Devlet etkisi genelde lider kadro üzerinde etkili olur ve kapalı yapılarda lider kadrosunu etkileyebiliyorsanız tabanı da yönlendirmek çok kolaydır. Bu tür örgütlerde lideri yönetirsen herkesi yönetirsin. Şunun da altını çizmek lazım, çıkarları değişmediği sürece ideolojik oluşumunu 60’lı ve 70’li yıllarda tamamlamış isimlerin hangisi değişiyor ki? 50’ye yakın isimle görüştüm, görüştüklerim içerisinde fikrini değiştirmiş, liberal ya da sol çizgiye kaymış bir ya da iki isime rastlayabilirsiniz. Diğerlerinin fikri çizgisi yerli yerinde duruyordu.

LİDER MERKEZLİ DİYE HAREKETTEN AYRILAN HÜSEYİN GÜLERCE'NİN DAHA LİDER MERKEZLİ BİR YAPIYA GİRMESİ İLGİNÇ

Peki MB içinde size en ilginç gelen isim hangisi diye sorsam….?

Bir iki isim var. Bunlardan biri de Hüseyin Gülerce.
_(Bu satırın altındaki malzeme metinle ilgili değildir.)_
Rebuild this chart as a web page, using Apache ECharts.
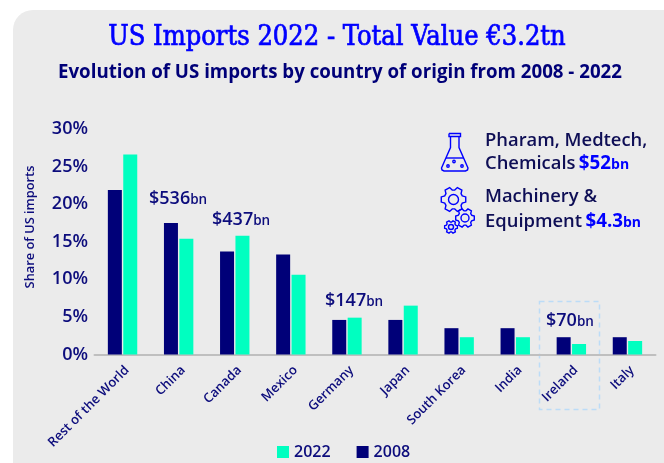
<!DOCTYPE html>
<html>
<head>
<meta charset="utf-8">
<style>
  html, body { margin: 0; padding: 0; background: #fff; }
  #main { width: 664px; height: 463px; }
</style>
<script src="https://cdn.jsdelivr.net/npm/echarts@6/dist/echarts.min.js"></script>
</head>
<body>
<div id="main"></div>
<script>
var categories = ['Rest of the World', 'China', 'Canada', 'Mexico', 'Germany', 'Japan', 'South Korea', 'India', 'Ireland', 'Italy'];
var values2008 = [21.9, 17.5, 13.7, 13.3, 4.6, 4.6, 3.5, 3.5, 2.3, 2.3];
var values2022 = [26.6, 15.4, 15.8, 10.6, 4.9, 6.5, 2.3, 2.3, 1.4, 1.8];

var navy = '#000078';
var mint = '#00ffc0';
var textNavy = '#0c0c7c';
var textDark = '#0e0e55';
var brightBlue = '#0000ff';
var font = '"Open Sans", "Noto Sans", sans-serif';

// gear outline for the icon
function gear(cx, cy, r, teeth) {
    var pts = [];
    var inner = r * 0.76;
    var w = Math.PI / teeth;
    for (var i = 0; i < teeth; i++) {
        var a = i * 2 * w;
        [[inner, a - w * 0.75], [r, a - w * 0.4], [r, a + w * 0.4], [inner, a + w * 0.75]].forEach(function (p) {
            pts.push([cx + p[0] * Math.cos(p[1]), cy + p[0] * Math.sin(p[1])]);
        });
    }
    return { type: 'polygon', shape: { points: pts }, style: { fill: null, stroke: brightBlue, lineWidth: 1.4 } };
}

function stroke(points) {
    return { type: 'polyline', shape: { points: points }, style: { fill: null, stroke: brightBlue, lineWidth: 1.4 } };
}

function ring(cx, cy, r) {
    return { type: 'circle', shape: { cx: cx, cy: cy, r: r }, style: { fill: null, stroke: brightBlue, lineWidth: 1.4 } };
}

function callout(x, y, value) {
    return {
        type: 'text', x: x, y: y,
        style: {
            text: '{a|' + value + '}{b|bn}',
            rich: {
                a: { font: '600 18px ' + font, fill: textNavy },
                b: { font: '600 13.5px ' + font, fill: textNavy, padding: [2, 0, 0, 0] }
            },
            verticalAlign: 'middle'
        }
    };
}

function sideText(x, y, plain, value) {
    var text = '{a|' + plain + '}';
    if (value) text += ' {v|' + value + '}{b|bn}';
    return {
        type: 'text', x: x, y: y,
        style: {
            text: text,
            rich: {
                a: { font: '600 18.4px ' + font, fill: textDark },
                v: { font: '700 18.8px ' + font, fill: brightBlue },
                b: { font: '700 14px ' + font, fill: brightBlue, padding: [2, 0, 0, 0] }
            },
            verticalAlign: 'middle'
        }
    };
}

var myChart = echarts.init(document.getElementById('main'), null, { renderer: 'canvas' });

var option = {
    backgroundColor: '#ffffff',
    animation: false,
    textStyle: { fontFamily: font },
    legend: {
        data: ['2022', '2008'],
        left: 272,
        top: 439,
        itemWidth: 12,
        itemHeight: 12,
        itemGap: 26,
        icon: 'rect',
        textStyle: { color: textNavy, fontSize: 16, fontWeight: 600, fontFamily: font }
    },
    grid: { left: 94.5, width: 561, top: 129, height: 225.5 },
    xAxis: {
        type: 'category',
        data: categories,
        axisLine: { lineStyle: { color: '#bfbfbf', width: 2 } },
        axisTick: { show: false },
        axisLabel: {
            rotate: 45,
            interval: 0,
            margin: 9,
            verticalAlign: 'top',
            color: textNavy,
            fontSize: 13,
            fontWeight: 600,
            fontFamily: font
        }
    },
    yAxis: {
        type: 'value',
        min: 0,
        max: 30,
        interval: 5,
        splitLine: { show: false },
        axisLine: { show: false },
        axisTick: { show: false },
        axisLabel: {
            margin: 6.5,
            color: textNavy,
            fontSize: 18,
            fontWeight: 600,
            fontFamily: font,
            formatter: '{value}%'
        }
    },
    series: [
        { name: '2008', type: 'bar', data: values2008, barWidth: 14, barGap: '10%', itemStyle: { color: navy } },
        { name: '2022', type: 'bar', data: values2022, barWidth: 14, barGap: '10%', itemStyle: { color: mint } }
    ],
    graphic: [
        { type: 'rect', z: -10, silent: true, shape: { x: 13, y: 10, width: 670, height: 470, r: [20, 0, 0, 0] }, style: { fill: '#ebebeb' } },
        { type: 'text', x: 337, y: 38, style: { text: 'US Imports 2022 - Total Value €3.2tn', font: '400 27px "DejaVu Serif Condensed", "DejaVu Serif", serif', fill: brightBlue, stroke: brightBlue, lineWidth: 0.7, textAlign: 'center', verticalAlign: 'middle' } },
        { type: 'text', x: 340, y: 73, style: { text: 'Evolution of US imports by country of origin from 2008 - 2022', font: '700 18.7px ' + font, fill: navy, textAlign: 'center', verticalAlign: 'middle' } },
        { type: 'text', x: 30, y: 227, rotation: Math.PI / 2, style: { text: 'Share of US imports', font: '600 12.8px ' + font, fill: textNavy, textAlign: 'center', verticalAlign: 'middle' } },
        callout(149, 199, '$536'),
        callout(212, 220, '$437'),
        callout(325, 301, '$147'),
        callout(546, 321, '$70'),
        { type: 'rect', shape: { x: 539.5, y: 301.5, width: 60, height: 108 }, style: { fill: null, stroke: '#bcdcf7', lineWidth: 1.5, lineDash: [5, 4] } },
        stroke([[449, 133.5], [460.5, 133.5], [460.5, 136.5], [449, 136.5], [449, 133.5]]),
        stroke([[450.5, 136.5], [450.5, 147.5], [441.5, 168], [442, 170], [444, 171], [465.5, 171], [467.5, 170], [468, 168], [459, 147.5], [459, 136.5]]),
        stroke([[446, 158], [463.5, 158]]),
        ring(448, 166, 1.2),
        ring(454, 161.5, 1.2),
        ring(462, 166, 1.2),
        gear(453.5, 199.5, 12.5, 6),
        ring(453.5, 199.5, 5),
        gear(465, 218, 9.5, 6),
        ring(465, 218, 4),
        gear(451, 227, 6.5, 6),
        ring(451, 227, 2.5),
        sideText(485, 141, 'Pharam, Medtech,'),
        sideText(485, 164, 'Chemicals', '$52'),
        sideText(485, 197, 'Machinery &'),
        sideText(485, 222, 'Equipment', '$4.3')
    ]
};

myChart.setOption(option);
</script>
</body>
</html>
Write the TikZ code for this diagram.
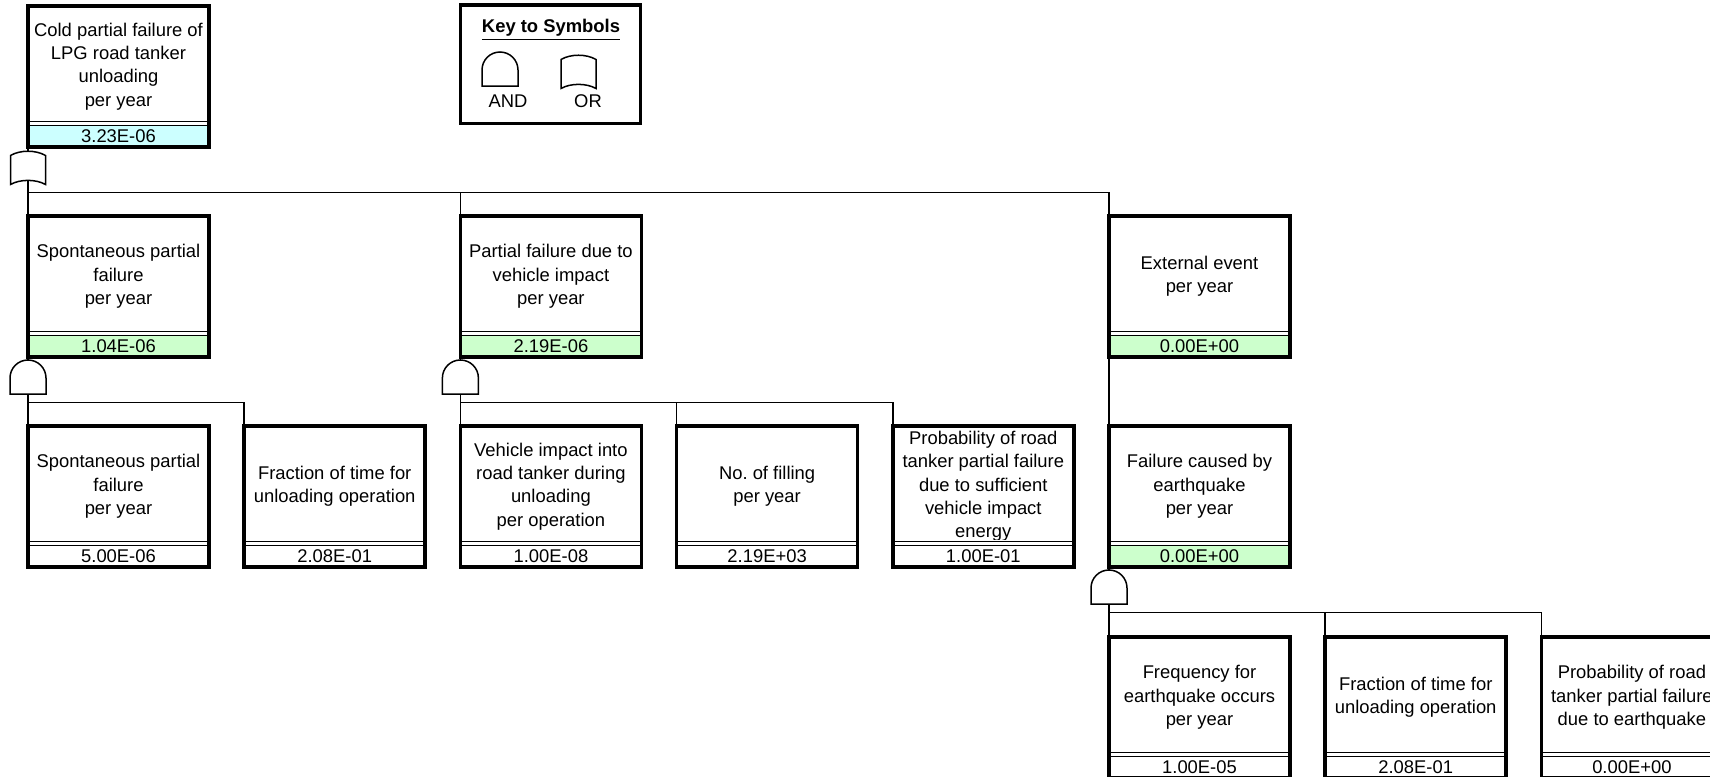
\documentclass[tikz,border=0pt]{standalone}
\usepackage{fontspec}
\setmainfont{Liberation Sans}
\frenchspacing
\definecolor{topband}{HTML}{CCFFFF}
\definecolor{midband}{HTML}{CCFFCC}
\tikzset{
  ftfont/.style={font=\fontsize{9.2pt}{11.65pt}\selectfont},
  evframe/.style={draw, line width=1.75pt, minimum width=90.5pt, minimum height=70.5pt, inner sep=0pt, outer sep=0pt},
  evtext/.style={ftfont, align=center, inner sep=0pt},
  evval/.style={ftfont, inner sep=0pt},
  conn/.style={line width=0.8pt},
  gate/.style={draw, fill=white, line width=0.75pt},
  pics/ftevent/.style n args={3}{code={
    \node[evtext] (-text) at (90.5,60.5) {#1};
    \fill[white] (0,114) rectangle (181,119);
    \fill[#3] (0,119) rectangle (181,141);
    \draw[line width=0.5pt] (0,115) -- (181,115) (0,119) -- (181,119);
    \node[evval] (-val) at (90.5,130.5) {#2};
    \node[evframe] (-box) at (90.5,70.5) {};
  }},
  pics/andgate/.style={code={
    \draw[gate] (-18,37) -- (-18,21) arc[start angle=180, end angle=360, radius=18] -- (18,37) -- cycle;
  }},
  pics/orgate/.style={code={
    \draw[gate] (-17.5,37.5) -- (-17.5,8.5) .. controls (-8,2.8) and (8,2.8) .. (17.5,8.5) -- (17.5,37.5) .. controls (8,32) and (-8,32) .. cycle;
  }}
}
\begin{document}
\begin{tikzpicture}[x=0.5pt, y=-0.5pt]
\useasboundingbox (0,0) rectangle (1710,777);
\clip (0,0) rectangle (1710,777);
\pic (top) at (28,6) {ftevent={Cold partial failure of\\LPG road tanker\\unloading\\per year}{3.23E-06}{topband}};
\pic (spont) at (28,216) {ftevent={Spontaneous partial\\failure\\per year}{1.04E-06}{midband}};
\pic (vehimp) at (460.4,216) {ftevent={Partial failure due to\\vehicle impact\\per year}{2.19E-06}{midband}};
\pic (ext) at (1109,216) {ftevent={External event\\per year}{0.00E+00}{midband}};
\pic (spontb) at (28,426) {ftevent={Spontaneous partial\\failure\\per year}{5.00E-06}{white}};
\pic (fract) at (244.2,426) {ftevent={Fraction of time for\\unloading operation}{2.08E-01}{white}};
\pic (vehinto) at (460.4,426) {ftevent={Vehicle impact into\\road tanker during\\unloading\\per operation}{1.00E-08}{white}};
\pic (nfill) at (676.6,426) {ftevent={No. of filling\\per year}{2.19E+03}{white}};
\pic (probveh) at (892.8,426) {ftevent={Probability of road\\tanker partial failure\\due to sufficient\\vehicle impact\\energy}{1.00E-01}{white}};
\pic (quake) at (1109,426) {ftevent={Failure caused by\\earthquake\\per year}{0.00E+00}{midband}};
\pic (eqfreq) at (1109,637) {ftevent={Frequency for\\earthquake occurs\\per year}{1.00E-05}{white}};
\pic (eqfrac) at (1325.2,637) {ftevent={Fraction of time for\\unloading operation}{2.08E-01}{white}};
\pic (eqprob) at (1541.4,637) {ftevent={Probability of road\\tanker partial failure\\due to earthquake}{0.00E+00}{white}};
\coordinate (bus1) at ([yshift=11.75pt]spont-box.north west);
\coordinate (bus2) at ([yshift=11.75pt]spontb-box.north west);
\coordinate (bus3) at ([yshift=11.75pt]vehinto-box.north west);
\coordinate (bus4) at ([yshift=12.25pt]eqfreq-box.north west);
\draw[conn] (top-box.south west) -- (spont-box.north west);
\draw[conn] (bus1) -| (vehimp-box.north west);
\draw[conn] (bus1) -| (ext-box.north west);
\draw[conn] (spont-box.south west) -- (spontb-box.north west);
\draw[conn] (bus2) -| (fract-box.north west);
\draw[conn] (vehimp-box.south west) -- (vehinto-box.north west);
\draw[conn] (bus3) -| (nfill-box.north west);
\draw[conn] (bus3) -| (probveh-box.north west);
\draw[conn] (ext-box.south west) -- (quake-box.north west);
\draw[conn] (quake-box.south west) -- (eqfreq-box.north west);
\draw[conn] (bus4) -| (eqfrac-box.north west);
\draw[conn] (bus4) -| (eqprob-box.north west);
\pic at (top-box.south west) {orgate};
\pic at (spont-box.south west) {andgate};
\pic at (vehimp-box.south west) {andgate};
\pic at (quake-box.south west) {andgate};
\node[draw, line width=1.75pt, minimum width=90pt, minimum height=59.25pt, outer sep=0pt] (key) at (550.5,64.25) {};
\node[ftfont] (keytitle) at (551,30) {\underline{\textbf{Key to Symbols}}};
\pic at (500,49) {andgate};
\pic at (578.5,51) {orgate};
\node[ftfont] (keyand) at (508,101) {AND};
\node[ftfont] (keyor) at (588,101) {OR};
\end{tikzpicture}
\end{document}
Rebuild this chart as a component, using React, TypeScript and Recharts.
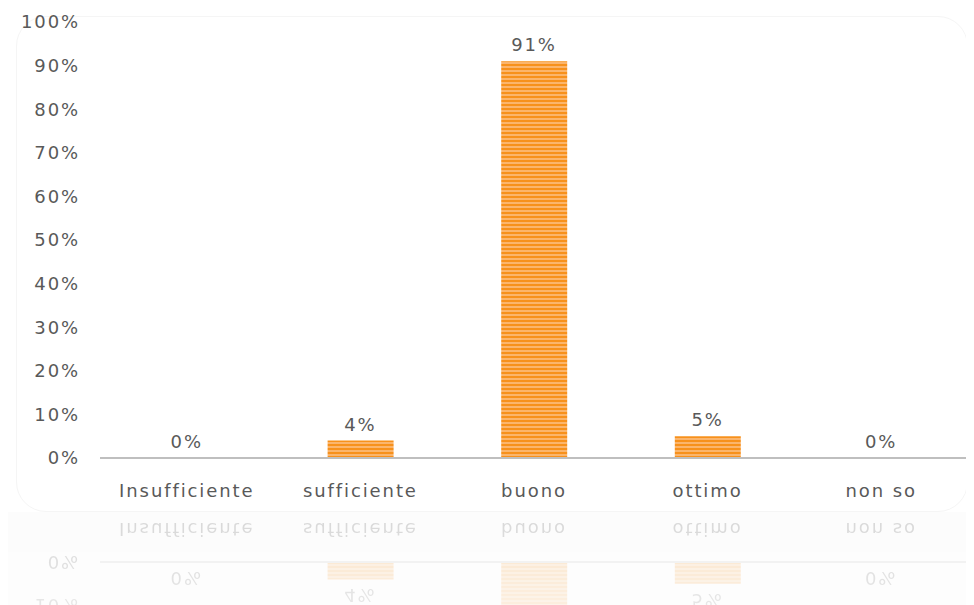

Ne açıdan size ilginç geldi?

İlginç geldi çünkü kendisiyle söyleşi yaptığımda bana Mücadele Birliği’nin tek adam sistemiyle yönetildiğini, liderin dışında kimsenin sesinin çıkmadığını, bugün ayrıldıkları zaman bunu gördükleri anlattı. Ancak oradan ayrıldıktan sonra girdiği yapılara bakıyoruz MB’den daha katı ve lider odaklı bir yapı olan Fetullahçı yapılanma içerisinde yer aldığını görüyoruz. Oradan ayrıldıktan sonra da yine aynı tutumunu sürdürdüğünü görüyoruz.

Ekin Kadir Selçuk kimdir?

Ekin Kadir Selçuk 19 Ocak 1981’de İstanbul’da doğdu. Yüksek lisansını İTÜ Siyaset Çalışmaları bölümünde, doktorasını Mülkiye’de yaptı. “Mücadeleciler” adlı kitabı 2018’de İletişim Yayınları tarafından basıldı. Türk sağı, siyasal çatışmalar, muhafazakarlık, İslamcılık üzerine çalışmalarını sürdürüyor. Bolu Abant İzzet Baysal Üniversitesi İletişim Fakültesi’nde öğretim üyesi.